### Data block
----------------
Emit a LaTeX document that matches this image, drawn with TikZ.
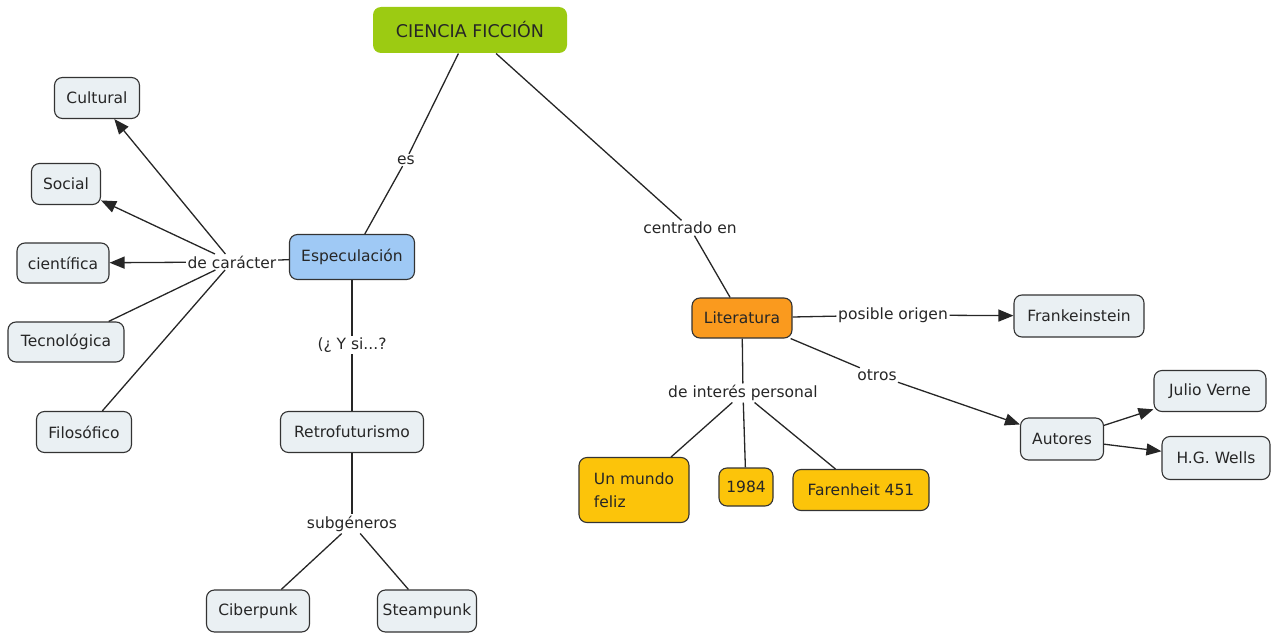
\documentclass[tikz,border=0pt]{standalone}
\usepackage{fontspec}
\setmainfont{DejaVu Sans}
\usetikzlibrary{arrows.meta}
\definecolor{cfgreen}{HTML}{9CCB12}
\definecolor{boxgray}{HTML}{EAF0F3}
\definecolor{espblue}{HTML}{9FC9F5}
\definecolor{litorange}{HTML}{FA9A1E}
\definecolor{bookyellow}{HTML}{FCC40A}
\definecolor{edge}{HTML}{333333}
\begin{document}
\begin{tikzpicture}[x=1pt,y=-1pt,
  font=\fontsize{15.5}{23}\selectfont,
  concept/.style={draw=edge,line width=1.1pt,rounded corners=8pt,fill=boxgray,inner sep=0pt,text=black!85},
  link/.style={inner sep=1.5pt,text=black!85},
  conn/.style={draw=black!85,line width=1.3pt},
  arr/.style={conn,-{Triangle[length=15pt,width=12pt]}}]
\useasboundingbox (0,0) rectangle (1277,634);
% concepts
\node[concept,fill=cfgreen,draw=none,minimum width=194pt,minimum height=46pt,font=\fontsize{17.5}{20}\selectfont] (cf) at (470,30) {CIENCIA FICCIÓN};
\node[concept,minimum width=85pt,minimum height=41pt] (cul) at (97,98) {Cultural};
\node[concept,minimum width=69pt,minimum height=41pt] (soc) at (66,184) {Social};
\node[concept,minimum width=92pt,minimum height=40pt] (cie) at (63,263) {científica};
\node[concept,minimum width=116pt,minimum height=40pt] (tec) at (66,342) {Tecnológica};
\node[concept,minimum width=95pt,minimum height=41pt] (fil) at (84,432) {Filosófico};
\node[concept,fill=espblue,minimum width=125pt,minimum height=45pt] (esp) at (352,257) {Especulación};
\node[concept,minimum width=143pt,minimum height=41pt] (ret) at (352,432) {Retrofuturismo};
\node[concept,minimum width=103pt,minimum height=42pt] (cib) at (258,611) {Ciberpunk};
\node[concept,minimum width=99pt,minimum height=42pt] (ste) at (427,611) {Steampunk};
\node[concept,fill=litorange,minimum width=100pt,minimum height=40pt] (lit) at (742,318) {Literatura};
\node[concept,minimum width=130pt,minimum height=42pt] (fra) at (1079,316) {Frankeinstein};
\node[concept,minimum width=83pt,minimum height=42pt] (aut) at (1062,439) {Autores};
\node[concept,minimum width=112pt,minimum height=41pt] (jul) at (1210,391) {Julio Verne};
\node[concept,minimum width=108pt,minimum height=43pt] (hgw) at (1216,458) {H.G. Wells};
\node[concept,fill=bookyellow,minimum width=110pt,minimum height=65pt,align=left] (mun) at (634,490) {Un mundo\\feliz};
\node[concept,fill=bookyellow,minimum width=54pt,minimum height=38pt] (n84) at (746,487) {1984};
\node[concept,fill=bookyellow,minimum width=136pt,minimum height=41pt] (far) at (861,490) {Farenheit 451};
% linking phrases
\node[link] (es) at (406,160) {es};
\node[link] (cen) at (690,228) {centrado en};
\node[link] (car) at (232,262) {de carácter};
\node[link] (ysi) at (352,345) {(¿ Y si...?};
\node[link] (sub) at (352,524) {subgéneros};
\node[link] (pos) at (893,315) {posible origen};
\node[link] (otr) at (877,375) {otros};
\node[link] (int) at (743,393) {de interés personal};
% connectors
\draw[conn] (cf) -- (es);
\draw[conn] (es) -- (esp);
\draw[conn] (cf) -- (cen);
\draw[conn] (cen) -- (lit);
\draw[conn] (esp) -- (car);
\draw[arr] (car) -- (cul);
\draw[arr] (car) -- (soc);
\draw[arr] (car) -- (cie);
\draw[conn] (car) -- (tec);
\draw[conn] (car) -- (fil);
\draw[conn] (esp) -- (ysi);
\draw[conn] (ysi) -- (ret);
\draw[conn] (ret) -- (sub);
\draw[conn] (sub) -- (cib);
\draw[conn] (sub) -- (ste);
\draw[conn] (lit) -- (pos);
\draw[arr] (pos) -- (fra);
\draw[conn] (lit) -- (otr);
\draw[arr] (otr) -- (aut);
\draw[arr] (aut) -- (jul);
\draw[arr] (aut) -- (hgw);
\draw[conn] (lit) -- (int);
\draw[conn] (int) -- (mun);
\draw[conn] (int) -- (n84);
\draw[conn] (int) -- (far);
\end{tikzpicture}
\end{document}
----------------
### The request
Quote the data above in full and without alteration; skip the pictures.

### Completed exercise
Emit a LaTeX document that matches this image, drawn with TikZ.
\documentclass[tikz,border=0pt]{standalone}
\usepackage{fontspec}
\setmainfont{DejaVu Sans}
\usetikzlibrary{arrows.meta}
\definecolor{cfgreen}{HTML}{9CCB12}
\definecolor{boxgray}{HTML}{EAF0F3}
\definecolor{espblue}{HTML}{9FC9F5}
\definecolor{litorange}{HTML}{FA9A1E}
\definecolor{bookyellow}{HTML}{FCC40A}
\definecolor{edge}{HTML}{333333}
\begin{document}
\begin{tikzpicture}[x=1pt,y=-1pt,
  font=\fontsize{15.5}{23}\selectfont,
  concept/.style={draw=edge,line width=1.1pt,rounded corners=8pt,fill=boxgray,inner sep=0pt,text=black!85},
  link/.style={inner sep=1.5pt,text=black!85},
  conn/.style={draw=black!85,line width=1.3pt},
  arr/.style={conn,-{Triangle[length=15pt,width=12pt]}}]
\useasboundingbox (0,0) rectangle (1277,634);
% concepts
\node[concept,fill=cfgreen,draw=none,minimum width=194pt,minimum height=46pt,font=\fontsize{17.5}{20}\selectfont] (cf) at (470,30) {CIENCIA FICCIÓN};
\node[concept,minimum width=85pt,minimum height=41pt] (cul) at (97,98) {Cultural};
\node[concept,minimum width=69pt,minimum height=41pt] (soc) at (66,184) {Social};
\node[concept,minimum width=92pt,minimum height=40pt] (cie) at (63,263) {científica};
\node[concept,minimum width=116pt,minimum height=40pt] (tec) at (66,342) {Tecnológica};
\node[concept,minimum width=95pt,minimum height=41pt] (fil) at (84,432) {Filosófico};
\node[concept,fill=espblue,minimum width=125pt,minimum height=45pt] (esp) at (352,257) {Especulación};
\node[concept,minimum width=143pt,minimum height=41pt] (ret) at (352,432) {Retrofuturismo};
\node[concept,minimum width=103pt,minimum height=42pt] (cib) at (258,611) {Ciberpunk};
\node[concept,minimum width=99pt,minimum height=42pt] (ste) at (427,611) {Steampunk};
\node[concept,fill=litorange,minimum width=100pt,minimum height=40pt] (lit) at (742,318) {Literatura};
\node[concept,minimum width=130pt,minimum height=42pt] (fra) at (1079,316) {Frankeinstein};
\node[concept,minimum width=83pt,minimum height=42pt] (aut) at (1062,439) {Autores};
\node[concept,minimum width=112pt,minimum height=41pt] (jul) at (1210,391) {Julio Verne};
\node[concept,minimum width=108pt,minimum height=43pt] (hgw) at (1216,458) {H.G. Wells};
\node[concept,fill=bookyellow,minimum width=110pt,minimum height=65pt,align=left] (mun) at (634,490) {Un mundo\\feliz};
\node[concept,fill=bookyellow,minimum width=54pt,minimum height=38pt] (n84) at (746,487) {1984};
\node[concept,fill=bookyellow,minimum width=136pt,minimum height=41pt] (far) at (861,490) {Farenheit 451};
% linking phrases
\node[link] (es) at (406,160) {es};
\node[link] (cen) at (690,228) {centrado en};
\node[link] (car) at (232,262) {de carácter};
\node[link] (ysi) at (352,345) {(¿ Y si...?};
\node[link] (sub) at (352,524) {subgéneros};
\node[link] (pos) at (893,315) {posible origen};
\node[link] (otr) at (877,375) {otros};
\node[link] (int) at (743,393) {de interés personal};
% connectors
\draw[conn] (cf) -- (es);
\draw[conn] (es) -- (esp);
\draw[conn] (cf) -- (cen);
\draw[conn] (cen) -- (lit);
\draw[conn] (esp) -- (car);
\draw[arr] (car) -- (cul);
\draw[arr] (car) -- (soc);
\draw[arr] (car) -- (cie);
\draw[conn] (car) -- (tec);
\draw[conn] (car) -- (fil);
\draw[conn] (esp) -- (ysi);
\draw[conn] (ysi) -- (ret);
\draw[conn] (ret) -- (sub);
\draw[conn] (sub) -- (cib);
\draw[conn] (sub) -- (ste);
\draw[conn] (lit) -- (pos);
\draw[arr] (pos) -- (fra);
\draw[conn] (lit) -- (otr);
\draw[arr] (otr) -- (aut);
\draw[arr] (aut) -- (jul);
\draw[arr] (aut) -- (hgw);
\draw[conn] (lit) -- (int);
\draw[conn] (int) -- (mun);
\draw[conn] (int) -- (n84);
\draw[conn] (int) -- (far);
\end{tikzpicture}
\end{document}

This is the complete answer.